Un esperimento singolare quello di Doumenc, un giallo di facile e veloce lettura che prendendo spunto dal romanzo di Flaubert analizza con l’occhio di un detective i compaesani – e loro segreti – della bella Emma, di quel piccolo villaggio della Senna Inferiore nel quale, sin dal suo arrivo, l’infelicità e la noia l’avevano attanagliata.
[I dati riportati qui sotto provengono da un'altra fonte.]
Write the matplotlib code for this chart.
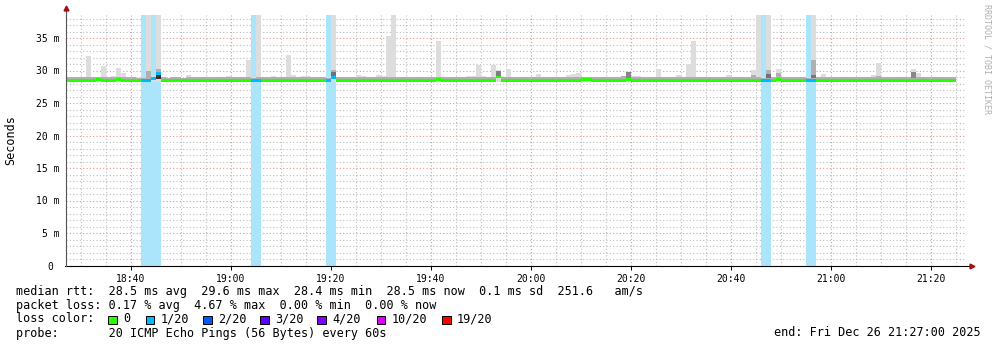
import numpy as np
import matplotlib
matplotlib.use("Agg")
import matplotlib.pyplot as plt
from matplotlib.ticker import FixedLocator, NullFormatter
from matplotlib.patches import Rectangle

# minutes after 18:27 (one step per probe, 60 s)
median = [
    28.5, 28.5, 28.5, 28.5, 28.5, 28.5, 28.6, 28.5, 28.5, 28.5,
    28.6, 28.5, 28.4, 28.5, 28.5, 28.45, 28.45, 28.75, 29.6, 28.5,
    28.4, 28.4, 28.5, 28.5, 28.4, 28.5, 28.5, 28.5, 28.4, 28.5,
    28.5, 28.4, 28.5, 28.5, 28.5, 28.5, 28.5, 28.45, 28.45, 28.5,
    28.5, 28.5, 28.5, 28.4, 28.5, 28.5, 28.5, 28.5, 28.5, 28.5,
    28.5, 28.5, 28.5, 28.9, 28.5, 28.5, 28.5, 28.4, 28.5, 28.5,
    28.5, 28.5, 28.5, 28.5, 28.5, 28.5, 28.5, 28.4, 28.5, 28.5,
    28.5, 28.5, 28.4, 28.5, 28.6, 28.5, 28.5, 28.5, 28.5, 28.5,
    28.5, 28.5, 28.5, 28.5, 28.5, 28.4, 29.0, 28.5, 28.5, 28.5,
    28.5, 28.5, 28.5, 28.5, 28.5, 28.5, 28.5, 28.5, 28.5, 28.4,
    28.5, 28.5, 28.5, 28.6, 28.6, 28.5, 28.5, 28.5, 28.5, 28.5,
    28.5, 28.5, 28.6, 28.5, 28.5, 28.5, 28.4, 28.5, 28.5, 28.5,
    28.5, 28.5, 28.5, 28.5, 28.5, 28.5, 28.4, 28.5, 28.5, 28.5,
    28.5, 28.5, 28.5, 28.5, 28.5, 28.5, 28.5, 28.5, 28.5, 28.45,
    28.45, 28.5, 28.6, 28.5, 28.5, 28.5, 28.5, 28.5, 28.45, 28.45,
    28.5, 28.5, 28.5, 28.5, 28.5, 28.5, 28.5, 28.5, 28.5, 28.5,
    28.5, 28.4, 28.5, 28.5, 28.5, 28.5, 28.5, 28.4, 28.5, 28.5,
    28.5, 28.5, 28.5, 28.5, 28.4, 28.5, 28.5, 28.5,
]

smoke_max = [
    28.9, 29.0, 29.0, 29.0, 32.2, 29.0, 29.0, 30.7, 29.0, 29.1,
    30.4, 29.6, 29.0, 29.0, 28.9, 28.8, 40.0, 29.3, 40.0, 29.0,
    28.9, 29.0, 29.0, 28.9, 29.3, 29.0, 29.0, 29.0, 29.0, 29.0,
    29.0, 29.0, 29.1, 29.0, 29.0, 29.0, 31.6, 29.0, 40.0, 29.0,
    29.0, 29.1, 29.0, 29.0, 32.4, 29.3, 29.0, 29.1, 29.1, 29.0,
    29.0, 29.0, 29.0, 40.0, 29.0, 29.0, 29.0, 29.0, 29.3, 29.1,
    29.0, 29.0, 29.3, 29.2, 35.3, 40.0, 29.0, 29.0, 29.0, 29.0,
    29.0, 29.0, 29.0, 29.0, 34.5, 29.0, 29.0, 29.0, 29.0, 29.0,
    29.1, 29.1, 30.9, 29.2, 29.0, 30.9, 30.0, 29.0, 30.2, 29.0,
    29.0, 29.0, 29.0, 29.0, 29.5, 29.0, 29.0, 29.0, 29.0, 29.0,
    29.3, 29.4, 29.6, 29.0, 29.0, 29.0, 29.0, 29.0, 29.0, 29.0,
    29.0, 29.1, 29.8, 29.2, 29.2, 29.0, 29.0, 29.0, 30.2, 29.0,
    29.0, 29.0, 29.3, 29.0, 31.0, 34.5, 29.0, 29.0, 29.0, 29.0,
    29.0, 29.0, 29.3, 29.0, 29.0, 29.0, 29.0, 30.1, 40.0, 29.0,
    40.0, 29.0, 30.2, 29.0, 29.0, 29.0, 29.0, 29.0, 29.0, 40.0,
    29.0, 29.4, 29.0, 29.0, 29.0, 29.0, 29.0, 29.0, 29.0, 29.0,
    29.0, 29.3, 31.2, 29.0, 29.0, 29.0, 29.0, 29.0, 29.0, 30.2,
    29.6, 29.0, 29.0, 29.0, 29.0, 29.0, 29.0, 29.0,
]

smoke_min = [
    28.3, 28.3, 28.2, 28.3, 28.2, 28.3, 28.3, 28.3, 28.2, 28.3,
    28.3, 28.2, 28.3, 28.3, 28.3, 28.3, 28.3, 28.3, 28.3, 28.3,
    28.2, 28.3, 28.3, 28.3, 28.3, 28.3, 28.3, 28.3, 28.3, 28.3,
    28.3, 28.2, 28.3, 28.3, 28.3, 28.3, 28.3, 28.3, 28.3, 28.3,
    28.3, 28.3, 28.3, 28.3, 28.3, 28.3, 28.3, 28.3, 28.3, 28.3,
    28.3, 28.3, 28.3, 28.3, 28.3, 28.3, 28.3, 28.3, 28.3, 28.3,
    28.3, 28.3, 28.3, 28.3, 28.3, 28.3, 28.2, 28.3, 28.3, 28.3,
    28.3, 28.3, 28.3, 28.3, 28.3, 28.3, 28.3, 28.3, 28.3, 28.3,
    28.3, 28.2, 28.3, 28.3, 28.3, 28.3, 28.3, 28.3, 28.3, 28.3,
    28.3, 28.3, 28.3, 28.3, 28.3, 28.3, 28.3, 28.3, 28.3, 28.3,
    28.2, 28.2, 28.3, 28.3, 28.3, 28.3, 28.3, 28.3, 28.3, 28.3,
    28.3, 28.3, 28.3, 28.2, 28.3, 28.3, 28.3, 28.3, 28.3, 28.3,
    28.3, 28.3, 28.3, 28.3, 28.3, 28.3, 28.3, 28.3, 28.3, 28.3,
    28.3, 28.3, 28.3, 28.3, 28.3, 28.3, 28.3, 28.3, 28.3, 28.3,
    28.3, 28.3, 28.3, 28.3, 28.3, 28.3, 28.3, 28.3, 28.3, 28.3,
    28.3, 28.3, 28.3, 28.3, 28.3, 28.3, 28.3, 28.3, 28.3, 28.3,
    28.3, 28.3, 28.3, 28.3, 28.3, 28.2, 28.2, 28.3, 28.3, 28.3,
    28.3, 28.3, 28.3, 28.3, 28.3, 28.3, 28.3, 28.3,
]

# inner pings (darker smoke) per minute
core_top = [
    28.95, 29.0, 28.95, 28.95, 28.95, 28.95, 28.95, 29.0, 28.95, 28.95,
    29.0, 29.0, 28.95, 28.95, 28.9, 28.8, 30.0, 29.0, 30.3, 28.95,
    28.9, 28.95, 28.95, 28.9, 28.95, 28.95, 28.95, 28.95, 28.95, 28.95,
    28.95, 29.0, 29.0, 28.95, 28.95, 28.95, 28.95, 28.9, 28.95, 28.95,
    28.95, 28.95, 28.95, 28.95, 29.0, 29.0, 28.95, 28.95, 28.95, 28.95,
    28.95, 28.95, 28.9, 30.1, 28.95, 28.95, 28.95, 28.95, 28.95, 28.95,
    28.95, 28.95, 28.95, 28.95, 28.95, 28.95, 28.95, 28.95, 28.95, 28.95,
    28.95, 28.95, 28.95, 28.95, 28.95, 28.95, 28.95, 28.95, 28.95, 28.95,
    28.95, 28.95, 28.95, 28.95, 28.95, 28.95, 30.0, 28.95, 28.95, 28.95,
    29.0, 28.95, 28.95, 28.95, 28.95, 28.95, 28.95, 28.95, 28.95, 28.95,
    28.95, 28.95, 29.0, 29.0, 29.0, 28.95, 28.95, 28.95, 28.95, 28.95,
    29.0, 29.1, 29.8, 28.95, 28.95, 28.95, 28.95, 28.95, 28.95, 28.95,
    28.95, 28.95, 28.95, 28.95, 28.95, 28.95, 28.95, 28.95, 28.95, 28.95,
    28.95, 28.95, 28.95, 28.95, 28.95, 28.95, 28.95, 29.3, 28.95, 28.9,
    30.1, 28.95, 29.6, 28.95, 28.95, 28.95, 28.95, 28.95, 28.9, 31.6,
    28.95, 28.95, 28.95, 28.95, 28.95, 28.95, 28.95, 28.95, 28.95, 28.95,
    28.95, 28.95, 29.1, 28.95, 28.95, 28.95, 28.95, 28.95, 28.95, 29.7,
    29.0, 28.95, 28.95, 28.95, 28.95, 28.95, 28.95, 28.95,
]

dark_cols = [18, 53, 86, 112, 140, 149, 169]
dark_lo = [28.7, 29.1, 29.2, 28.9, 28.8, 28.8, 28.9]
dark_hi = [29.6, 29.7, 29.9, 29.8, 29.5, 29.3, 29.7]
dark_colors = ["#303030", "#707070", "#808080", "#888888", "#707070", "#777777", "#888888"]

# pings lost out of 20
loss_cols = [15, 16, 17, 18, 37, 38, 52, 53, 139, 140, 148, 149]

x_labels = ["18:40", "19:00", "19:20", "19:40", "20:00", "20:20", "20:40", "21:00", "21:20"]
x_label_pos = [13, 33, 53, 73, 93, 113, 133, 153, 173]
y_ticks = [0, 5, 10, 15, 20, 25, 30, 35]
y_labels = ["0 ", "5 m", "10 m", "15 m", "20 m", "25 m", "30 m", "35 m"]

loss_names = ["0", "1/20", "2/20", "3/20", "4/20", "10/20", "19/20"]
loss_colors = ["#26ff00", "#00b8ff", "#0059ff", "#5e00ff", "#7e00ff", "#dd00ff", "#ff0000"]

MONO = "DejaVu Sans Mono"
W, H = 997, 347

fig = plt.figure(figsize=(W / 100, H / 100), dpi=100)
ax = fig.add_axes([65.5 / W, 81.5 / H, 900 / W, 251 / H])
ax.set_xlim(0, 180)
ax.set_ylim(0, 251 / 6.5)

minutes = np.arange(len(median))
med = np.array(median)

# loss background
for c in loss_cols:
    ax.axvspan(c, c + 1, color="#aae5fc", lw=0, zorder=1)

# smoke
ax.bar(minutes, np.array(smoke_max) - np.array(smoke_min), bottom=smoke_min,
       width=1, align="edge", color="#dddddd", lw=0, zorder=2)
ax.bar(minutes, np.array(core_top) - med, bottom=med,
       width=1, align="edge", color="#b0b0b0", lw=0, zorder=3)
for c, lo, hi, col in zip(dark_cols, dark_lo, dark_hi, dark_colors):
    ax.bar(c, hi - lo, bottom=lo, width=1, align="edge", color=col, lw=0, zorder=4)

# median line, coloured by loss
med_colors = [loss_colors[1] if i in loss_cols else loss_colors[0] for i in minutes]
ax.bar(minutes, 0.46, bottom=med - 0.23, width=1, align="edge",
       color=med_colors, lw=0, zorder=5)

# grid
minor_x = [m for m in range(3, 180, 5) if m not in x_label_pos]
ax.xaxis.set_major_locator(FixedLocator(x_label_pos))
ax.xaxis.set_minor_locator(FixedLocator(minor_x))
ax.set_xticklabels(x_labels, fontfamily=MONO, fontsize=7)
ax.yaxis.set_major_locator(FixedLocator(y_ticks))
ax.yaxis.set_minor_locator(FixedLocator([v for v in range(1, 39) if v % 5]))
ax.set_yticklabels(y_labels, fontfamily=MONO, fontsize=7)
ax.xaxis.set_minor_formatter(NullFormatter())
ax.yaxis.set_minor_formatter(NullFormatter())

ax.grid(which="major", color="#e39494", lw=0.8, ls=(0, (1, 2)), zorder=0.5)
ax.grid(which="minor", color="#bdbdbd", lw=0.8, ls=(0, (1, 2)), zorder=0.5)
ax.set_axisbelow(True)
ax.tick_params(axis="x", which="major", length=3, width=0.7, pad=3, colors="#000000")
ax.tick_params(axis="y", which="major", length=0, pad=4)
ax.tick_params(which="minor", length=0)
for s in ax.spines.values():
    s.set_visible(False)

# axes with arrow heads
ax.plot([-0.2, 181.0], [0, 0], color="#000000", lw=0.8, clip_on=False, zorder=6)
ax.plot([0, 0], [0, 39.3], color="#555555", lw=0.8, clip_on=False, zorder=6)
ax.plot([181.2], [0], marker=">", ms=3.5, color="#a01010", clip_on=False, zorder=7)
ax.plot([0], [39.6], marker="^", ms=3.5, color="#a01010", clip_on=False, zorder=7)

ax.set_ylabel("Seconds", fontfamily=MONO, fontsize=8.5)
ax.yaxis.set_label_coords(-48 / 900, 0.5)

fig.text(987 / W, 1 - 4 / H, "RRDTOOL / TOBI OETIKER", rotation=270, ha="center", va="top",
         fontfamily=MONO, fontsize=6, color="#b0b0b0")

# legend block
def ftxt(x, y, s, **kw):
    fig.text(x / W, 1 - y / H, s, fontfamily=MONO, fontsize=8.5, va="center", **kw)

ftxt(16, 291.5, "median rtt:  28.5 ms avg  29.6 ms max  28.4 ms min  28.5 ms now  0.1 ms sd  251.6   am/s")
ftxt(16, 305, "packet loss: 0.17 % avg  4.67 % max  0.00 % min  0.00 % now")
ftxt(16, 319, "loss color:")
ftxt(16, 333, "probe:       20 ICMP Echo Pings (56 Bytes) every 60s")
ftxt(981, 333, "end: Fri Dec 26 21:27:00 2025", ha="right")

box_x = [108.3, 145.7, 203.0, 260.3, 317.3, 376.7, 442.0]
for bx, name, col in zip(box_x, loss_names, loss_colors):
    fig.patches.append(Rectangle((bx / W, 1 - 324 / H), 8.5 / W, 8.5 / H, transform=fig.transFigure,
                                 facecolor=col, edgecolor="#000000", lw=0.7))
    ftxt(bx + 15, 319, name)

fig.savefig("out.png", dpi=100)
Il sistema riproduttivo di Sladek

Il sistema riproduttivo - John Sladek

Da molto non leggevo un libro di fantascienza. E così, passando all’edicola e accorgendomi della collezione Urania, mi sono lasciato tentare ed ho acquisto Il Sistema Riproduttivo di John Sladek, opera d’esordio dello scrittore americano (ma vissuto per molti anni in Inghilterra) la cui prima stampa risale all’ormai lontano 1968. Forse le mie aspettative erano troppo alte, ma sinceramente confidavo in una lettura appassionata come quelle che mi incollarono anni orsono di fronte alle pagine di 1984 e Fahrenheit 451. Per carità, il racconto di ciò che trasforma la fabbrica di bambole ormai obsolete di Millford nel fulcro di un sistema capace di fornire alle macchine l’istinto all’autoriproduzione mettendo a repentaglio la sopravvivenza del genere umano è avvincente (anche se non in tutti i capitoli con la stessa intensità) e il ritratto dell’antieroe che vuole dominare il mondo (il dottor Smilax, ndr) risulta perfido e credibile. Tuttavia poi trama, arrivati all’apice della tensione, si risolve in maniera troppo veloce e senza scendere nei dettagli come nella prima parte del libro: dopo 23 capitoli di peripezie e con un crescendo che sembra auspicare il futuro più nero, negli ultimi due capitoli (della stessa lunghezza degli altri), una serie di eventi che non cito per non svelare troppo conducono il bene a trionfare sul male. E alla grande nel senso che, anche se in maniera fosca, senza molte spiegazioni, la situazione si trasforma rapidamente da irrimediabile in qualcosa di utopico, con piena accezione positiva del termine. Visto il periodo di esami, sulla lettura di questo libro mi pronuncio con un “promosso con riserva”.